O atual conflito na Ucrânia escancara as fragilidades de países que dependem do comércio internacional para suprir as necessidades alimentares de suas populações. Nada novo, convenhamos. No atual contexto internacional, ainda marcado pela COVID-19, a crise na cadeia mundial de suprimento de alimentos ocasionada pela pandemia continua sendo sentida, sobretudo nos países mais pobres. Parece ontem, os líderes de três importantes organizações internacionais no mundo – OMS, OMC e FAO – alertaram sobre os riscos de que “a incerteza sobre a disponibilidade de alimentos” pudesse “desencadear uma onda de restrições às exportações, gerando escassez no mercado global”. Os dirigentes apelavam para um engajamento entre líderes de todo mundo em torno da cooperação internacional para garantir o bom funcionamento do abastecimento alimentar internacional.
Em momentos de descrédito do multilateralismo e das instituições internacionais, parece que o apelo não funcionou como deveria. Escrevemos, ainda em 2021, sobre os efeitos que a crise pandêmica ocasionou no desabastecimento alimentar global, prejudicando majoritariamente a segurança alimentar de países pobres que dependem em muito da importação de alimentos. Isso porque, em momentos de crise global, países exportadores de alimentos tendem a restringir suas exportações para se precaver de alguma possível escassez alimentar súbita. Para os países pobres que dependem da importação de alimentos, portanto, resta sofrer com o agravante da fome.
O fantasma da restrição às exportações de alimentos retorna com a guerra em curso. Argentina, décimo maior produtor de trigo, já se adiantou e aumentou os impostos sobre as exportações da farinha do grão. Rússia e Ucrânia são, respectivamente, o quarto e o sétimo maiores produtores de trigo. A instabilidade do conflito, pois, ameaça a oferta global de trigo. Como resultado, o preço futuro da commodity disparou, tendo como fator adicional a alta no preço do petróleo. É provável que os preços de várias outras commodities agrícolas, como milho e arroz, fundamentais para o abastecimento alimentar mundial, possam ir às alturas.
Com os preços subindo, a insegurança alimentar aumenta em nível global, mas de forma desigual: os mais atingidos serão países pobres que já sofrem com a carestia. Países ricos, quando não são grandes produtores de alimentos, possuem capacidade financeira e logística para garantir a permanência do abastecimento alimentar interno, inclusive por meio de subsídios. Segundo dados da UNCTAD, 16 países do continente africano dependem em mais de 50% de importações do trigo russo e ucraniano; Egito, Benin e Somália chegam a mais de 80% de dependência do grão produzido em ambos os países. Outras regiões pobres do globo, como o Sudeste Asiático, a Ásia Central e os pequenos estados insulares em desenvolvimento, também podem sofrer com o agravamento da fome.

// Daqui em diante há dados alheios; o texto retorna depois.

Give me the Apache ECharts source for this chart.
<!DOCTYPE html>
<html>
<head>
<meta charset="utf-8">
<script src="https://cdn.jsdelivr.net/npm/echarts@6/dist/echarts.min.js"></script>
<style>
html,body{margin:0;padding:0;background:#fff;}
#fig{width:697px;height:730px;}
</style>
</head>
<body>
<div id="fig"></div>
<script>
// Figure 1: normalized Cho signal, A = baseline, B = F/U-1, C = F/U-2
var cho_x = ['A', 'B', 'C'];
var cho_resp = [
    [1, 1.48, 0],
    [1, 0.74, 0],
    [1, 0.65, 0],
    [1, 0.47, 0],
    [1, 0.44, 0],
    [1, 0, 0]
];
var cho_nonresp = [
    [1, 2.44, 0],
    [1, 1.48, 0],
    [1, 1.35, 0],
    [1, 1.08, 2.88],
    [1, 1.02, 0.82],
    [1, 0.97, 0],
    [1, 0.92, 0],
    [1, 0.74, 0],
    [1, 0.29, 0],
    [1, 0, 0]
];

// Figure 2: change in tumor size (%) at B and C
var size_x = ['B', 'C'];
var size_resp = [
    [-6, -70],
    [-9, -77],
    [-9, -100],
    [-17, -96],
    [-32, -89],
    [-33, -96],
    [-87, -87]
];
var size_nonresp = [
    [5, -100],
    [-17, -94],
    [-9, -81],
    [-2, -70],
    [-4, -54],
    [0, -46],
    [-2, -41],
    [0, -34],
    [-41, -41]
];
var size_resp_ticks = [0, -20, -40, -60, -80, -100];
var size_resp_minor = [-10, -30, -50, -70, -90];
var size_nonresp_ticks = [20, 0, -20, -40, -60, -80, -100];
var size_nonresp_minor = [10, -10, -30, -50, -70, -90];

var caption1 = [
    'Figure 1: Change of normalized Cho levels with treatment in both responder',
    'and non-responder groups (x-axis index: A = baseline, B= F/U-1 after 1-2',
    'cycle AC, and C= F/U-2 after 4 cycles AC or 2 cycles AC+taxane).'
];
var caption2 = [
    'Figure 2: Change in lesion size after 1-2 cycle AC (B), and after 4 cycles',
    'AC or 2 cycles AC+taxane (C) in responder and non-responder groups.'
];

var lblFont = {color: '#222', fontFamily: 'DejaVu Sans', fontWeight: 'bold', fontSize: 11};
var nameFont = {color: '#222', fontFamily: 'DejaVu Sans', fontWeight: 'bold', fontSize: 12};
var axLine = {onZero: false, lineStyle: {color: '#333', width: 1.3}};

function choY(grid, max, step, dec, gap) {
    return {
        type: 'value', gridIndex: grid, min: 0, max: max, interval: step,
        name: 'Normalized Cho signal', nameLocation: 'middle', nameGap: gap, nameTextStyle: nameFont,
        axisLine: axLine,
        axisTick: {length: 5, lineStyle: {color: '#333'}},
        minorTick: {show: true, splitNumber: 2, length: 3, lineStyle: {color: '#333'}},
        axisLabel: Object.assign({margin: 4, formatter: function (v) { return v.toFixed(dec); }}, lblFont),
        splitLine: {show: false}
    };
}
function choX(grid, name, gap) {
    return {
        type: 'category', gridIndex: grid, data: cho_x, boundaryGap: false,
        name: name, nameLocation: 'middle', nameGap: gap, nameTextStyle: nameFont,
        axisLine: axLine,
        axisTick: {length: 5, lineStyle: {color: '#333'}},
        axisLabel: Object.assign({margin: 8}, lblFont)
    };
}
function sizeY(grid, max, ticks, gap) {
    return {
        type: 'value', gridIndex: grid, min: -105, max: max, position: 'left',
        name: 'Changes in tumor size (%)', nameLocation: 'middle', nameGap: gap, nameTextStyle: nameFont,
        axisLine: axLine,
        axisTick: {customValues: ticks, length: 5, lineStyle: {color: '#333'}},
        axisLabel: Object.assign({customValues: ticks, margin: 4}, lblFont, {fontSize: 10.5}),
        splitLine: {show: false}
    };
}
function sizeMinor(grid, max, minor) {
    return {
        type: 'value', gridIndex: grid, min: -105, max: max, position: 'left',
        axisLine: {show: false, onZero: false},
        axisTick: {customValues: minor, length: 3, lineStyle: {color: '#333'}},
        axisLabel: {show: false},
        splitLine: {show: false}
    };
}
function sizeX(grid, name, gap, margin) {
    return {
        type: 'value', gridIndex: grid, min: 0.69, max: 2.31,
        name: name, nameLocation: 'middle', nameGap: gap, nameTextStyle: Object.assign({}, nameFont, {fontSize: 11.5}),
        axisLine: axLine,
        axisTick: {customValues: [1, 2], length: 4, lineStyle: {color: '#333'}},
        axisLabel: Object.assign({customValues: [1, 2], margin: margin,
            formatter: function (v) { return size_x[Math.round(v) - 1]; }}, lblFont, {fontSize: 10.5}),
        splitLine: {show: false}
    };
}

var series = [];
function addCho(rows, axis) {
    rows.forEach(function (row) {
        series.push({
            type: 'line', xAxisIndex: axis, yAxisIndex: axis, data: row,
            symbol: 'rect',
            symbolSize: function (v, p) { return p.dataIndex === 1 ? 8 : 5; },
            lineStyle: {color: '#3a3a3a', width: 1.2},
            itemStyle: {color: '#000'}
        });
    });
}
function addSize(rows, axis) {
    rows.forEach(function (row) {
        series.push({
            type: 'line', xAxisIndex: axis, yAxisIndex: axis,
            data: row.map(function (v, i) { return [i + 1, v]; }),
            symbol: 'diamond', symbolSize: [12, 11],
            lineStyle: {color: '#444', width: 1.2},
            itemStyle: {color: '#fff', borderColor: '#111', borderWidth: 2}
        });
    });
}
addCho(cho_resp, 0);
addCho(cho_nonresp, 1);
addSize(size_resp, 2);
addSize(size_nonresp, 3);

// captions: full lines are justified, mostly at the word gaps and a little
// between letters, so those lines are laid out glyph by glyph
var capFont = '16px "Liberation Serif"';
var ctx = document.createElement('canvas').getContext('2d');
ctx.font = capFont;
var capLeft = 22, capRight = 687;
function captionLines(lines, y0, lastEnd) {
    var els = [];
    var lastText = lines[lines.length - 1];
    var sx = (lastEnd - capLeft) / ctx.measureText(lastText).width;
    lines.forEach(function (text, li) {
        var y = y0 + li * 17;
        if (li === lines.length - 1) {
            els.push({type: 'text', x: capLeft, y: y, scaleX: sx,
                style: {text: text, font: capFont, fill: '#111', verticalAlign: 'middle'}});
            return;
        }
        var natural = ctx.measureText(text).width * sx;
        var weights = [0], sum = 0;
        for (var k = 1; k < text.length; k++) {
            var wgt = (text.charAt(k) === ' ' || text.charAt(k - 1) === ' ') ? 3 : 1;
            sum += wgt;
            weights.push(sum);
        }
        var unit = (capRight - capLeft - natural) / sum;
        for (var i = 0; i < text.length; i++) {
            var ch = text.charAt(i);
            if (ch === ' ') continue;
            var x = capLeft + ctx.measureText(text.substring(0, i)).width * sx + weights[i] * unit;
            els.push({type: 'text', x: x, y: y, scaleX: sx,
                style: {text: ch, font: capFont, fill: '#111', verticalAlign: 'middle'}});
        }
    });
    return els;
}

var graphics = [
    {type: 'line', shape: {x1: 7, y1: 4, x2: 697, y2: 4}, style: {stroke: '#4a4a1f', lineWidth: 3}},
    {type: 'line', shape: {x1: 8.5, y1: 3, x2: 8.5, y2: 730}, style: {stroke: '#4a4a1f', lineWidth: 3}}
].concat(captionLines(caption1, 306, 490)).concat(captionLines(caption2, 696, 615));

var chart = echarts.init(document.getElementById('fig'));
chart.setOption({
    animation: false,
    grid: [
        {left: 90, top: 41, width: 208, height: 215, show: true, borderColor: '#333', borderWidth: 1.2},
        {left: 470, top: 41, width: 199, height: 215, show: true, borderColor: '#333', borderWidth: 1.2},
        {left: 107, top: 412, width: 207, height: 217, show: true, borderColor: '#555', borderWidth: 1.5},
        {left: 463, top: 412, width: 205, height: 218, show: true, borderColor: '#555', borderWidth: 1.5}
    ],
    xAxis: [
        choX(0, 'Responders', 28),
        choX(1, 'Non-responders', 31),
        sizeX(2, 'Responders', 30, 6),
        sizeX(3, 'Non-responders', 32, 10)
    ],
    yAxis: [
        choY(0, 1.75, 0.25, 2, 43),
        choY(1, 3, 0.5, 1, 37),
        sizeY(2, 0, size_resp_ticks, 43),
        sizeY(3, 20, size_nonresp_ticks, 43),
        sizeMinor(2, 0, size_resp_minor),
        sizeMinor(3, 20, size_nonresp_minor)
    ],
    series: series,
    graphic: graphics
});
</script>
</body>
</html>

E o Brasil? A inflação dos alimentos castiga um dos maiores produtores agrícolas do mundo. Não há segredo: o aumento do combustível (atrelado à cotação internacional), a desvalorização cambial e a crise energética encareceram e diminuíram, em quantidade e em qualidade, a comida no prato do brasileiro. O desmonte de políticas públicas de promoção da segurança alimentar também ajudou a colocar o país de volta ao Mapa da Fome: em 2021, 55,2% dos lares sofreram com insegurança alimentar. Embora não produza trigo, o país é um grande consumidor dos seus derivados. O aumento do preço encarece a importação do grão e prejudica ainda mais o prato do brasileiro, ameaçando até a retirada do popular pão de sal (ou pão francês), cujo valor nutricional já é quase nenhum, mas que possui grande valor afetivo.

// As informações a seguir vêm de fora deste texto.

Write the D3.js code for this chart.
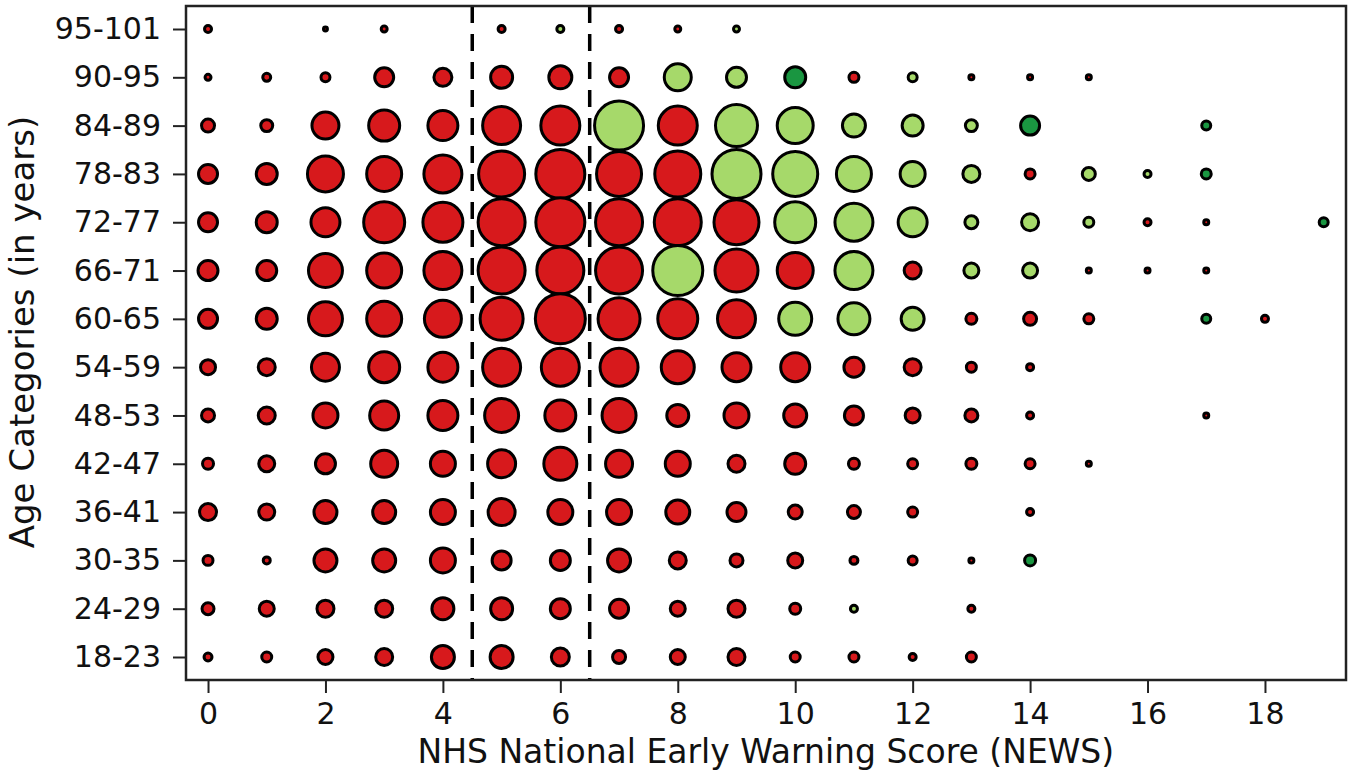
<!DOCTYPE html>
<html>
<head>
<meta charset="utf-8">
<script src="https://cdn.jsdelivr.net/npm/d3@7/dist/d3.min.js"></script>
<style>
  body { margin: 0; background: #fff; }
  text { font-family: "DejaVu Sans", sans-serif; fill: #111; }
</style>
</head>
<body>
<div id="chart"></div>
<script>
// age categories, top row first
var ageCategories = ["95-101", "90-95", "84-89", "78-83", "72-77", "66-71", "60-65",
  "54-59", "48-53", "42-47", "36-41", "30-35", "24-29", "18-23"];

// NEWS score 0..19
var newsScores = d3.range(0, 20);
var xTicks = [0, 2, 4, 6, 8, 10, 12, 14, 16, 18];

// bubble sizes per age row (one value per NEWS score, 0 = no patients)
var sizes = [
  [25, 0, 12, 20, 0, 25, 25, 25, 20, 20, 0, 0, 0, 0, 0, 0, 0, 0, 0, 0],
  [20, 30, 36, 121, 110, 156, 169, 121, 225, 132, 144, 42, 36, 16, 16, 16, 0, 0, 0, 0],
  [64, 56, 225, 289, 272, 420, 441, 676, 441, 506, 380, 169, 144, 56, 121, 0, 0, 36, 0, 0],
  [121, 144, 380, 361, 420, 600, 676, 576, 600, 676, 576, 361, 196, 100, 42, 64, 25, 42, 0, 0],
  [121, 144, 256, 484, 462, 625, 676, 625, 625, 576, 484, 420, 256, 64, 100, 42, 25, 16, 0, 36],
  [132, 132, 342, 361, 420, 625, 625, 625, 702, 529, 380, 420, 100, 81, 81, 16, 16, 16, 0, 0],
  [121, 144, 342, 361, 400, 529, 702, 506, 462, 420, 324, 306, 169, 49, 64, 42, 0, 36, 25, 0],
  [81, 100, 240, 289, 272, 420, 420, 420, 324, 256, 256, 132, 100, 42, 25, 0, 0, 0, 0, 0],
  [64, 100, 196, 256, 272, 342, 289, 342, 156, 196, 169, 121, 81, 64, 25, 0, 0, 16, 0, 0],
  [49, 90, 132, 225, 196, 240, 324, 225, 196, 100, 144, 49, 42, 49, 42, 16, 0, 0, 0, 0],
  [100, 90, 169, 169, 196, 225, 196, 196, 182, 121, 72, 64, 42, 0, 25, 0, 0, 0, 0, 0],
  [42, 25, 169, 169, 196, 121, 132, 169, 100, 64, 81, 30, 36, 16, 49, 0, 0, 0, 0, 0],
  [56, 81, 100, 100, 156, 156, 132, 121, 81, 100, 49, 25, 0, 25, 0, 0, 0, 0, 0, 0],
  [30, 42, 81, 100, 169, 169, 110, 64, 81, 100, 42, 42, 25, 42, 0, 0, 0, 0, 0, 0]
];

// outcome group per cell: r = red, l = light green, d = dark green, . = empty
var groups = [
  "r.rr.rlrrl..........",
  "rrrrrrrrlldrlrrr....",
  "rrrrrrrlrllllld..d..",
  "rrrrrrrrrlllllrlld..",
  "rrrrrrrrrrllllllrr.d",
  "rrrrrrrrlrrlrllrrr..",
  "rrrrrrrrrrlllrrr.dr.",
  "rrrrrrrrrrrrrrr.....",
  "rrrrrrrrrrrrrrr..r..",
  "rrrrrrrrrrrrrrrr....",
  "rrrrrrrrrrrrr.r.....",
  "rrrrrrrrrrrrrrd.....",
  "rrrrrrrrrrrl.r......",
  "rrrrrrrrrrrrrr......"
];

var groupColors = { r: "#d7191c", l: "#a6d96a", d: "#1a9641" };

// cut-offs drawn as dashed lines
var cutoffs = [4.5, 6.5];

var svgWidth = 1351;
var svgHeight = 778;
var margin = { top: 6, right: 5, bottom: 98, left: 186 };
var width = svgWidth - margin.left - margin.right;
var height = svgHeight - margin.top - margin.bottom;

var svg = d3.select("#chart")
  .append("svg")
  .attr("width", svgWidth)
  .attr("height", svgHeight);

var chartGroup = svg.append("g")
  .attr("transform", `translate(${margin.left}, ${margin.top})`);

var xScale = d3.scaleLinear()
  .domain([-0.375, 19.38])
  .range([0, width]);

var yScale = d3.scalePoint()
  .domain(ageCategories)
  .range([23, 651]);

var rScale = d3.scaleSqrt()
  .domain([0, 702])
  .range([0, 26.5]);

// flatten the grid
var cells = [];
ageCategories.forEach(function(age, i) {
  newsScores.forEach(function(score, j) {
    if (sizes[i][j] > 0) {
      cells.push({ age: age, score: score, n: sizes[i][j], g: groups[i][j] });
    }
  });
});

// dashed cut-off lines
chartGroup.selectAll(".cutoff")
  .data(cutoffs)
  .enter()
  .append("line")
  .attr("x1", d => xScale(d))
  .attr("x2", d => xScale(d))
  .attr("y1", 0)
  .attr("y2", height)
  .attr("stroke", "#000")
  .attr("stroke-width", 3.5)
  .attr("stroke-dasharray", "17,11");

// bubbles
chartGroup.selectAll(".bubble")
  .data(cells)
  .enter()
  .append("circle")
  .attr("cx", d => xScale(d.score))
  .attr("cy", d => yScale(d.age))
  .attr("r", d => Math.max(rScale(d.n) - 1.5, 1.5))
  .attr("fill", d => groupColors[d.g])
  .attr("stroke", "#000")
  .attr("stroke-width", 3);

// frame
chartGroup.append("rect")
  .attr("x", 0)
  .attr("y", 0)
  .attr("width", width)
  .attr("height", height)
  .attr("fill", "none")
  .attr("stroke", "#222")
  .attr("stroke-width", 2.5);

// axes
var xAxis = d3.axisBottom(xScale).tickValues(xTicks).tickSize(13).tickPadding(10);
var yAxis = d3.axisLeft(yScale).tickSize(13).tickPadding(12);

var xAxisG = chartGroup.append("g")
  .attr("transform", `translate(0, ${height})`)
  .call(xAxis);

var yAxisG = chartGroup.append("g")
  .call(yAxis);

[xAxisG, yAxisG].forEach(function(g) {
  g.select(".domain").remove();
  g.selectAll(".tick line").attr("stroke", "#222").attr("stroke-width", 2);
  g.selectAll(".tick text")
    .style("font-size", "30px")
    .style("font-family", "'DejaVu Sans', sans-serif")
    .attr("fill", "#111");
});

// axis titles
chartGroup.append("text")
  .attr("x", xScale(9.5))
  .attr("y", height + 83)
  .attr("text-anchor", "middle")
  .style("font-size", "33px")
  .text("NHS National Early Warning Score (NEWS)");

chartGroup.append("text")
  .attr("transform", "rotate(-90)")
  .attr("x", -(332 - margin.top))
  .attr("y", -152)
  .attr("text-anchor", "middle")
  .style("font-size", "34px")
  .text("Age Categories (in years)");
</script>
</body>
</html>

No final das contas, o momento não é um filme novo, mas ruim e velho. Já se assistiu na crise alimentar de 1972, com reprise na crise de 2008. A pandemia, agravada pela guerra na Ucrânia, indica que estamos presenciando os bastidores de um remake que pode ser pior do que as versões anteriores. Todas as crises alimentares recentes parecem apontar que a segurança alimentar internacional, confiada majoritariamente ao livre-comércio, coloca a vida de pessoas famintas à mercê da volatilidade do mercado.